• Material:
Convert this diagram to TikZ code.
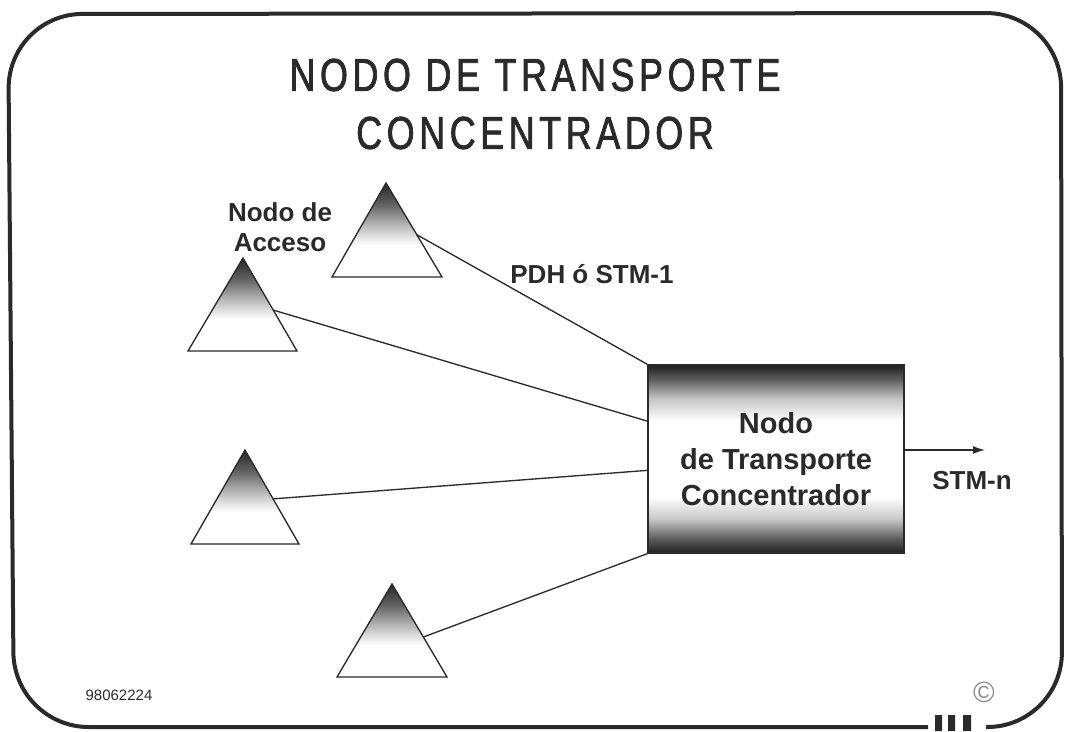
\documentclass[tikz,border=0pt]{standalone}
\usepackage{fontspec}
\setmainfont{Liberation Sans}
\newfontfamily\titlefont[FakeStretch=0.78,LetterSpace=10,FakeBold=1.6]{Liberation Sans}
\usetikzlibrary{calc,arrows.meta}
\definecolor{ink}{HTML}{2A2A2A}
\pgfdeclareverticalshading{trishade}{100bp}{color(0bp)=(white); color(42bp)=(white); color(48bp)=(black!15); color(55bp)=(black!35); color(63bp)=(black!60); color(75bp)=(black!85); color(100bp)=(black!85)}
\pgfdeclareverticalshading{boxshade}{100bp}{color(0bp)=(black!88); color(25bp)=(black!88); color(29bp)=(black!62); color(34bp)=(black!22); color(40bp)=(white); color(60bp)=(white); color(66bp)=(black!22); color(71bp)=(black!62); color(75bp)=(black!88); color(100bp)=(black!88)}
\tikzset{
  frame/.style={draw=ink, line width=3pt, rounded corners=56pt},
  tri/.style={draw=ink, line width=1pt, shade, shading=trishade},
  link/.style={draw=ink, line width=1pt},
  lbl/.style={font=\bfseries\fontsize{19.5pt}{22.5pt}\selectfont, text=ink, inner sep=0pt},
}
\begin{document}
\begin{tikzpicture}[x=0.75pt,y=-0.75pt]
\useasboundingbox (0,0) rectangle (1066,731);
% frame
\draw[frame] (928,727) -- (14,727) -- (8,14) -- (1061,13) -- (1062,727) -- (986,727);
\fill[ink] (935,715) rectangle (942,731) (948,715) rectangle (955,731) (963,715) rectangle (971,731);
\node[text=black!45, font=\fontsize{22pt}{24pt}\selectfont, inner sep=0pt] (copy) at (984,692) {©};
\node[text=ink, font=\fontsize{11.25pt}{13pt}\selectfont, inner sep=0pt, anchor=base] (code) at (119,700) {98062224};
% title
\node[text=ink, font=\titlefont\fontsize{34.5pt}{43.5pt}\selectfont, align=center, inner sep=0pt] (title) at (535,104) {NODO DE TRANSPORTE\\CONCENTRADOR};
% triangles
\coordinate (t1a) at (386,183); \coordinate (t1l) at (332,277); \coordinate (t1r) at (442,277);
\coordinate (t2a) at (243,258); \coordinate (t2l) at (188,351); \coordinate (t2r) at (297,351);
\coordinate (t3a) at (245,450); \coordinate (t3l) at (191,544); \coordinate (t3r) at (299,544);
\coordinate (t4a) at (392,584); \coordinate (t4l) at (337,677); \coordinate (t4r) at (447,677);
\path[tri] (t1a) -- (t1r) -- (t1l) -- cycle;
\path[tri] (t2a) -- (t2r) -- (t2l) -- cycle;
\path[tri] (t3a) -- (t3r) -- (t3l) -- cycle;
\path[tri] (t4a) -- (t4r) -- (t4l) -- cycle;
\coordinate (t1c) at ($(t1a)!0.55!(t1r)$);
\coordinate (t2c) at ($(t2a)!0.56!(t2r)$);
\coordinate (t3c) at ($(t3a)!0.52!(t3r)$);
\coordinate (t4c) at ($(t4a)!0.57!(t4r)$);
% box
\node[draw=ink, line width=1pt, shade, shading=boxshade, minimum width=192pt, minimum height=141pt, inner sep=0pt,
      font=\bfseries\fontsize{21.75pt}{27pt}\selectfont, text=ink, align=center] (box) at (776,459) {Nodo\\de Transporte\\Concentrador};
% links
\draw[link] (t1c) -- (box.north west);
\draw[link] (t2c) -- ($(box.north west)!0.3!(box.south west)$);
\draw[link] (t3c) -- ($(box.north west)!0.56!(box.south west)$);
\draw[link] (t4c) -- (box.south west);
\coordinate (out) at (985,450);
\draw[link, -{Latex[length=9pt,width=6pt]}] (box.east |- out) -- (out);
% labels
\node[lbl, align=center] (acc) at (280,227) {Nodo de\\Acceso};
\node[lbl, anchor=base] (pdh) at (592,283) {PDH ó STM-1};
\node[lbl, anchor=base] (stm) at (972,489) {STM-n};
\end{tikzpicture}
\end{document}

• What this task involves: Copy the whole of the material above exactly, but not its images.

• Right answer:
Convert this diagram to TikZ code.
\documentclass[tikz,border=0pt]{standalone}
\usepackage{fontspec}
\setmainfont{Liberation Sans}
\newfontfamily\titlefont[FakeStretch=0.78,LetterSpace=10,FakeBold=1.6]{Liberation Sans}
\usetikzlibrary{calc,arrows.meta}
\definecolor{ink}{HTML}{2A2A2A}
\pgfdeclareverticalshading{trishade}{100bp}{color(0bp)=(white); color(42bp)=(white); color(48bp)=(black!15); color(55bp)=(black!35); color(63bp)=(black!60); color(75bp)=(black!85); color(100bp)=(black!85)}
\pgfdeclareverticalshading{boxshade}{100bp}{color(0bp)=(black!88); color(25bp)=(black!88); color(29bp)=(black!62); color(34bp)=(black!22); color(40bp)=(white); color(60bp)=(white); color(66bp)=(black!22); color(71bp)=(black!62); color(75bp)=(black!88); color(100bp)=(black!88)}
\tikzset{
  frame/.style={draw=ink, line width=3pt, rounded corners=56pt},
  tri/.style={draw=ink, line width=1pt, shade, shading=trishade},
  link/.style={draw=ink, line width=1pt},
  lbl/.style={font=\bfseries\fontsize{19.5pt}{22.5pt}\selectfont, text=ink, inner sep=0pt},
}
\begin{document}
\begin{tikzpicture}[x=0.75pt,y=-0.75pt]
\useasboundingbox (0,0) rectangle (1066,731);
% frame
\draw[frame] (928,727) -- (14,727) -- (8,14) -- (1061,13) -- (1062,727) -- (986,727);
\fill[ink] (935,715) rectangle (942,731) (948,715) rectangle (955,731) (963,715) rectangle (971,731);
\node[text=black!45, font=\fontsize{22pt}{24pt}\selectfont, inner sep=0pt] (copy) at (984,692) {©};
\node[text=ink, font=\fontsize{11.25pt}{13pt}\selectfont, inner sep=0pt, anchor=base] (code) at (119,700) {98062224};
% title
\node[text=ink, font=\titlefont\fontsize{34.5pt}{43.5pt}\selectfont, align=center, inner sep=0pt] (title) at (535,104) {NODO DE TRANSPORTE\\CONCENTRADOR};
% triangles
\coordinate (t1a) at (386,183); \coordinate (t1l) at (332,277); \coordinate (t1r) at (442,277);
\coordinate (t2a) at (243,258); \coordinate (t2l) at (188,351); \coordinate (t2r) at (297,351);
\coordinate (t3a) at (245,450); \coordinate (t3l) at (191,544); \coordinate (t3r) at (299,544);
\coordinate (t4a) at (392,584); \coordinate (t4l) at (337,677); \coordinate (t4r) at (447,677);
\path[tri] (t1a) -- (t1r) -- (t1l) -- cycle;
\path[tri] (t2a) -- (t2r) -- (t2l) -- cycle;
\path[tri] (t3a) -- (t3r) -- (t3l) -- cycle;
\path[tri] (t4a) -- (t4r) -- (t4l) -- cycle;
\coordinate (t1c) at ($(t1a)!0.55!(t1r)$);
\coordinate (t2c) at ($(t2a)!0.56!(t2r)$);
\coordinate (t3c) at ($(t3a)!0.52!(t3r)$);
\coordinate (t4c) at ($(t4a)!0.57!(t4r)$);
% box
\node[draw=ink, line width=1pt, shade, shading=boxshade, minimum width=192pt, minimum height=141pt, inner sep=0pt,
      font=\bfseries\fontsize{21.75pt}{27pt}\selectfont, text=ink, align=center] (box) at (776,459) {Nodo\\de Transporte\\Concentrador};
% links
\draw[link] (t1c) -- (box.north west);
\draw[link] (t2c) -- ($(box.north west)!0.3!(box.south west)$);
\draw[link] (t3c) -- ($(box.north west)!0.56!(box.south west)$);
\draw[link] (t4c) -- (box.south west);
\coordinate (out) at (985,450);
\draw[link, -{Latex[length=9pt,width=6pt]}] (box.east |- out) -- (out);
% labels
\node[lbl, align=center] (acc) at (280,227) {Nodo de\\Acceso};
\node[lbl, anchor=base] (pdh) at (592,283) {PDH ó STM-1};
\node[lbl, anchor=base] (stm) at (972,489) {STM-n};
\end{tikzpicture}
\end{document}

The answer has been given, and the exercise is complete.